Better solution than making a recursive nameserver authoritative?

Matus UHLAR - fantomas uhlar at fantomas.sk
Wed Jun 29 11:29:28 UTC 2011


On 24.06.11 13:39, David Coulthart wrote:
>Currently the two recursive caching nameservers for clients on our 
> network are also authoritative for a few zones.  In particular, they 
> are authoritative for:
>
>1) our main forward zone (columbia.edu) in order to provide an 
>   internal view of the zone
>2) RFC 1918 reverse zones (e.g., 10.in-addr.arpa)

Then they do exactly what internal nameservers are supposed to do.

> I would like to follow best practices by separating authoritative & 
> recursive functionality. 

The practice comes out of the need to provide correct DNS data in case 
you have configured a zone that is not anymore delegated to your server 
and is obsolete.

This practice appears not to apply for your company's main domain, 
unless you loose it and someone else claims it.

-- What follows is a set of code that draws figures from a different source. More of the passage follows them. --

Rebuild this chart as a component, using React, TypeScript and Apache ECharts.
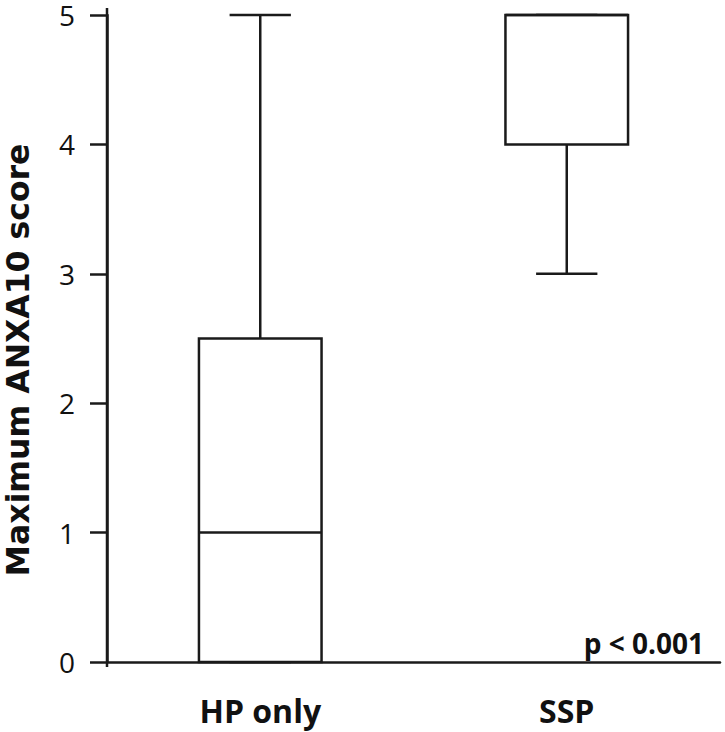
import React, { useEffect, useRef } from "react";
import * as echarts from "echarts";

const categories = ["HP only", "SSP"];
// [min, Q1, median, Q3, max]
const hpOnlyStats = [0, 0, 1, 2.5, 5];
const sspStats = [3, 4, 5, 5, 5];
const yMin = 0;
const yMax = 5;
const yInterval = 1;
const yAxisTitle = "Maximum ANXA10 score";
const pValueText = "p < 0.001";

const INK = "#1a1a1a";

export default function App() {
  const ref = useRef<HTMLDivElement>(null);
  useEffect(() => {
    const chart = echarts.init(ref.current!, null, { renderer: "svg" });
    const data = [hpOnlyStats, sspStats].map((s, i) => [i, ...s]);
    chart.setOption({
      animation: false,
      backgroundColor: "#ffffff",
      grid: { left: 107, right: 5, top: 15, bottom: 70 },
      xAxis: {
        type: "category",
        data: categories,
        offset: 4,
        axisLine: { lineStyle: { color: INK, width: 2.5 } },
        axisTick: { alignWithLabel: true, length: 15, lineStyle: { color: INK, width: 2.5 } },
        axisLabel: {
          color: "#111",
          fontFamily: "Open Sans",
          fontWeight: "bold",
          fontSize: 32,
          margin: 28,
        },
      },
      yAxis: {
        type: "value",
        min: yMin,
        max: yMax,
        interval: yInterval,
        axisLine: { show: true, lineStyle: { color: INK, width: 2.5 } },
        axisTick: { show: true, length: 17, lineStyle: { color: INK, width: 2.5 } },
        splitLine: { show: false },
        axisLabel: {
          color: "#111",
          fontFamily: "Open Sans",
          fontSize: 28,
          lineHeight: 22,
          padding: [4, 0, 0, 0],
          margin: 32,
        },
      },
      series: [
        {
          type: "custom",
          data,
          renderItem: (params: any, api: any) => {
            const x = api.value(0);
            const v = [1, 2, 3, 4, 5].map((d) => api.value(d));
            const pMin = api.coord([x, v[0]]);
            const pQ1 = api.coord([x, v[1]]);
            const pMed = api.coord([x, v[2]]);
            const pQ3 = api.coord([x, v[3]]);
            const pMax = api.coord([x, v[4]]);
            const bw = api.size([1, 0])[0] * 0.4;
            const cx = pMin[0];
            const ls = { stroke: INK, lineWidth: 2.5 };
            return {
              type: "group",
              children: [
                { type: "line", shape: { x1: cx, y1: pQ3[1], x2: cx, y2: pMax[1] }, style: ls },
                { type: "line", shape: { x1: cx - bw / 4, y1: pMax[1], x2: cx + bw / 4, y2: pMax[1] }, style: ls },
                { type: "line", shape: { x1: cx, y1: pQ1[1], x2: cx, y2: pMin[1] }, style: ls },
                { type: "line", shape: { x1: cx - bw / 4, y1: pMin[1], x2: cx + bw / 4, y2: pMin[1] }, style: ls },
                {
                  type: "rect",
                  shape: { x: cx - bw / 2, y: pQ3[1], width: bw, height: pQ1[1] - pQ3[1] },
                  style: { fill: "#ffffff", stroke: INK, lineWidth: 2.5 },
                },
                { type: "line", shape: { x1: cx - bw / 2, y1: pMed[1], x2: cx + bw / 2, y2: pMed[1] }, style: ls },
              ],
            };
          },
        },
      ],
      graphic: [
        {
          type: "line",
          shape: { x1: 107, y1: 8, x2: 107, y2: 667 },
          style: { stroke: INK, lineWidth: 2.5 },
        },
        {
          type: "text",
          x: 18,
          y: 360,
          rotation: Math.PI / 2,
          style: {
            text: yAxisTitle,
            fill: "#111",
            font: "bold 31.5px 'DejaVu Sans'",
            textAlign: "center",
            textVerticalAlign: "middle",
          },
        },
        {
          type: "text",
          x: 704,
          y: 643,
          style: {
            text: pValueText,
            fill: "#111",
            font: "bold 28px 'Open Sans'",
            textAlign: "right",
            textVerticalAlign: "middle",
          },
        },
      ],
    });
    return () => chart.dispose();
  }, []);
  return (
    <div
      ref={ref}
      style={{ position: "fixed", left: 0, top: 0, width: 725, height: 732 }}
    />
  );
}
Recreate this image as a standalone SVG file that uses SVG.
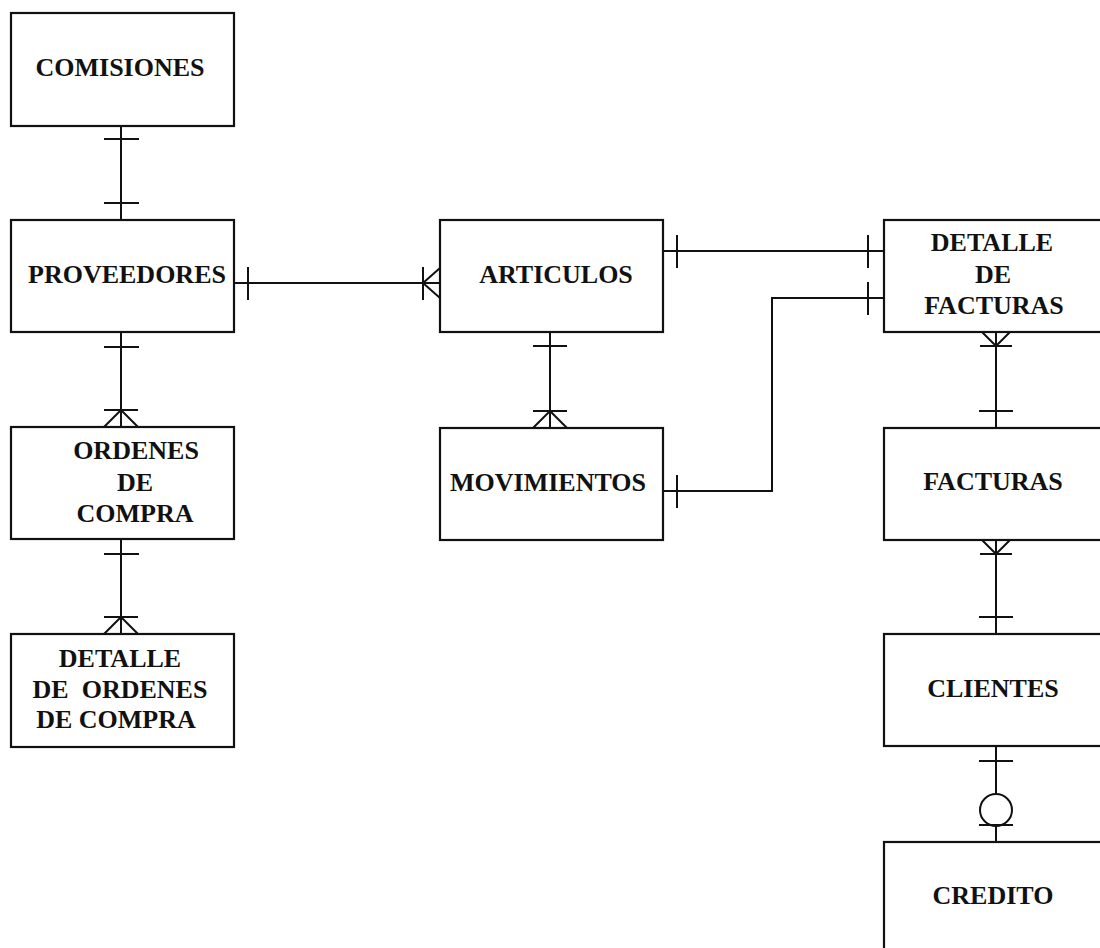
<svg xmlns="http://www.w3.org/2000/svg" width="1100" height="948" viewBox="0 0 1100 948">
<style>
.box{fill:#fff;stroke:#111;stroke-width:2.2}
.lbl{font-family:"Liberation Serif","Times New Roman",serif;font-weight:bold;font-size:26px;fill:#111;text-anchor:middle}
.ln{fill:none;stroke:#111;stroke-width:2}
</style>
<rect width="1100" height="948" fill="#fff"/>
<g id="connectors" class="ln">
<!-- Comisiones - Proveedores -->
<path d="M121 126V220M104 139H139M104 203H139"/>
<!-- Proveedores - Ordenes -->
<path d="M121 332V427M104 347H139M104 410H138M121 410L104 427M121 410L138 427"/>
<!-- Ordenes - Detalle ordenes -->
<path d="M121 539V634M104 554H139M104 617H138M121 617L104 634M121 617L138 634"/>
<!-- Proveedores - Articulos -->
<path d="M234 283H440M248 267V300M423 267V300M423 283L440 268M423 283L440 298"/>
<!-- Articulos - Movimientos -->
<path d="M550 332V428M533 346H567M533 411H567M550 411L533 428M550 411L567 428"/>
<!-- Articulos - Detalle facturas -->
<path d="M663 251H884M677 235V268M868 235V268"/>
<!-- Movimientos - Detalle facturas -->
<path d="M663 491H772V298H884M677 475V508M868 282V315"/>
<!-- Detalle facturas - Facturas -->
<path d="M996 332V428M980 346H1012M996 346L982 332M996 346L1010 332M979 411H1013"/>
<!-- Facturas - Clientes -->
<path d="M996 540V634M980 554H1012M996 554L982 540M996 554L1010 540M979 617H1013"/>
<!-- Clientes - Credito -->
<path d="M996 746V794M996 826V842M979 761H1013M979 825H1013"/>
<circle cx="996" cy="810" r="16"/>
</g>
<g id="comisiones"><rect class="box" x="11" y="13" width="223" height="113"/><text class="lbl" x="120" y="76">COMISIONES</text></g>
<g id="proveedores"><rect class="box" x="11" y="220" width="223" height="112"/><text class="lbl" x="127" y="283">PROVEEDORES</text></g>
<g id="ordenes"><rect class="box" x="11" y="427" width="223" height="112"/><text class="lbl" x="136" y="459">ORDENES</text><text class="lbl" x="135" y="491">DE</text><text class="lbl" x="135" y="522">COMPRA</text></g>
<g id="detalle-ordenes"><rect class="box" x="11" y="634" width="223" height="113"/><text class="lbl" x="120" y="667">DETALLE</text><text class="lbl" x="120" y="698" xml:space="preserve">DE  ORDENES</text><text class="lbl" x="116" y="728">DE COMPRA</text></g>
<g id="articulos"><rect class="box" x="440" y="220" width="223" height="112"/><text class="lbl" x="556" y="283">ARTICULOS</text></g>
<g id="movimientos"><rect class="box" x="440" y="428" width="223" height="112"/><text class="lbl" x="548" y="491">MOVIMIENTOS</text></g>
<g id="detalle-facturas"><rect class="box" x="884" y="220" width="230" height="112"/><text class="lbl" x="992" y="251">DETALLE</text><text class="lbl" x="993" y="283">DE</text><text class="lbl" x="994" y="314">FACTURAS</text></g>
<g id="facturas"><rect class="box" x="884" y="428" width="230" height="112"/><text class="lbl" x="993" y="490">FACTURAS</text></g>
<g id="clientes"><rect class="box" x="884" y="634" width="230" height="112"/><text class="lbl" x="993" y="697">CLIENTES</text></g>
<g id="credito"><rect class="box" x="884" y="842" width="230" height="120"/><text class="lbl" x="993" y="904">CREDITO</text></g>
</svg>
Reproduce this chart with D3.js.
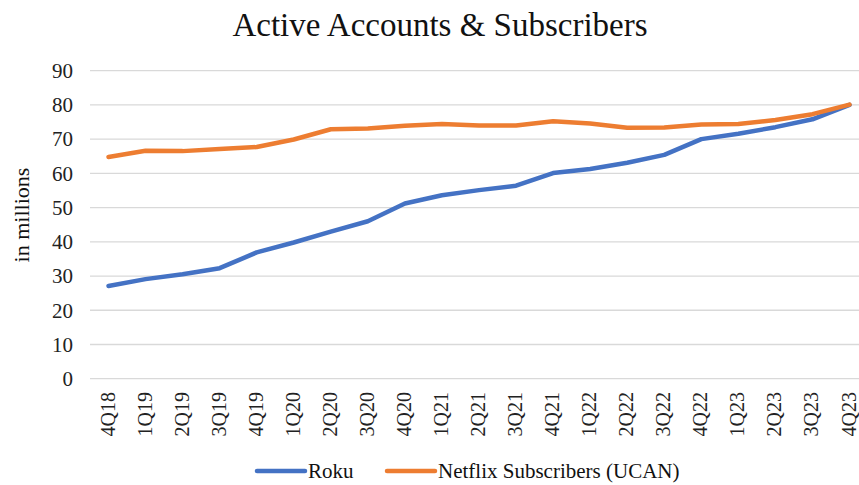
<!DOCTYPE html>
<html>
<head>
<meta charset="utf-8">
<script src="https://cdn.jsdelivr.net/npm/d3@7"></script>
<style>
  body { margin: 0; background: #fff; }
  svg { display: block; font-family: "Liberation Serif", "Times New Roman", serif; }
</style>
</head>
<body>
<div id="chart"></div>
<script>
var quarters = ["4Q18","1Q19","2Q19","3Q19","4Q19","1Q20","2Q20","3Q20","4Q20","1Q21","2Q21",
                "3Q21","4Q21","1Q22","2Q22","3Q22","4Q22","1Q23","2Q23","3Q23","4Q23"];
var roku = [27.1, 29.1, 30.5, 32.3, 36.9, 39.8, 43.0, 46.0, 51.2, 53.6, 55.1,
            56.4, 60.1, 61.3, 63.1, 65.4, 70.0, 71.6, 73.5, 75.8, 80.0];
var netflix = [64.8, 66.6, 66.5, 67.1, 67.7, 69.9, 72.9, 73.1, 73.9, 74.4, 74.0,
               74.0, 75.2, 74.6, 73.3, 73.4, 74.3, 74.4, 75.6, 77.3, 80.1];
var yTicks = [0, 10, 20, 30, 40, 50, 60, 70, 80, 90];

var series = [
  {name: "Roku", values: roku, color: "#4472C4"},
  {name: "Netflix Subscribers (UCAN)", values: netflix, color: "#ED7D31"}
];

var width = 859, height = 485;
var margin = {top: 70.7, left: 90, bottom: 106.3};

var svg = d3.select("#chart").append("svg")
  .attr("width", width)
  .attr("height", height);

var x = d3.scalePoint()
  .domain(quarters)
  .range([108.5, 849.5])

var y = d3.scaleLinear()
  .domain([0, 90])
  .range([height - margin.bottom, margin.top]);

// gridlines
svg.append("g")
  .selectAll("line")
  .data(yTicks)
  .enter()
  .append("line")
  .attr("x1", margin.left)
  .attr("x2", width + 10)
  .attr("y1", function(d) { return y(d); })
  .attr("y2", function(d) { return y(d); })
  .attr("stroke", "#d9d9d9")
  .attr("stroke-width", 1.3)

// y tick labels
svg.append("g")
  .selectAll("text")
  .data(yTicks)
  .enter()
  .append("text")
  .attr("x", 73)
  .attr("y", function(d) { return y(d); })
  .attr("dy", "0.35em")
  .attr("text-anchor", "end")
  .style("font-size", "21px")
  .attr("fill", "#222")
  .text(function(d) { return d; })

// x labels (rotated)
svg.append("g")
  .selectAll("text")
  .data(quarters)
  .enter()
  .append("text")
  .attr("transform", function(d) { return "translate(" + x(d) + ",392) rotate(-90)"; })
  .attr("dy", "0.3em")
  .attr("text-anchor", "end")
  .style("font-size", "20px")
  .attr("fill", "#222")
  .text(function(d) { return d; })

var line = d3.line()
  .x(function(d, i) { return x(quarters[i]); })
  .y(function(d) { return y(d); })

svg.append("g")
  .selectAll("path")
  .data(series)
  .enter()
  .append("path")
  .attr("d", function(s) { return line(s.values); })
  .attr("fill", "none")
  .attr("stroke", function(s) { return s.color; })
  .attr("stroke-width", 4.5)
  .attr("stroke-linejoin", "round")
  .attr("stroke-linecap", "round")

// title
svg.append("text")
  .attr("x", 440)
  .attr("y", 36)
  .attr("text-anchor", "middle")
  .style("font-size", "33px")
  .attr("fill", "#111")
  .text("Active Accounts & Subscribers")

// y axis title
svg.append("text")
  .attr("transform", "translate(21,215) rotate(-90)")
  .attr("dy", "0.35em")
  .attr("text-anchor", "middle")
  .style("font-size", "22px")
  .attr("fill", "#111")
  .text("in millions")

// legend
var legendX = [257, 387];
var legend = svg.append("g")
  .selectAll("g")
  .data(series)
  .enter()
  .append("g")
  .attr("transform", function(s, i) { return "translate(" + legendX[i] + ",471)"; })

legend.append("line")
  .attr("x1", 0).attr("x2", 48)
  .attr("stroke", function(s) { return s.color; })
  .attr("stroke-width", 4.5)
  .attr("stroke-linecap", "round")

legend.append("text")
  .attr("x", 51)
  .attr("dy", "0.35em")
  .style("font-size", "21px")
  .attr("fill", "#111")
  .text(function(s) { return s.name; })
</script>
</body>
</html>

Especially if it's your internal version.

Therefore, I see no need for you to configure new server for those 
zones, you seem to have exactly what you need.

> Also, when I sign these zones, I would like the recursive nameservers 
> to respond with the AD bit set instead of AA.

I don't see any reason why you should sign the internal and rfc1918 
(and probably rfc5735) zones. What is the point of wanting this?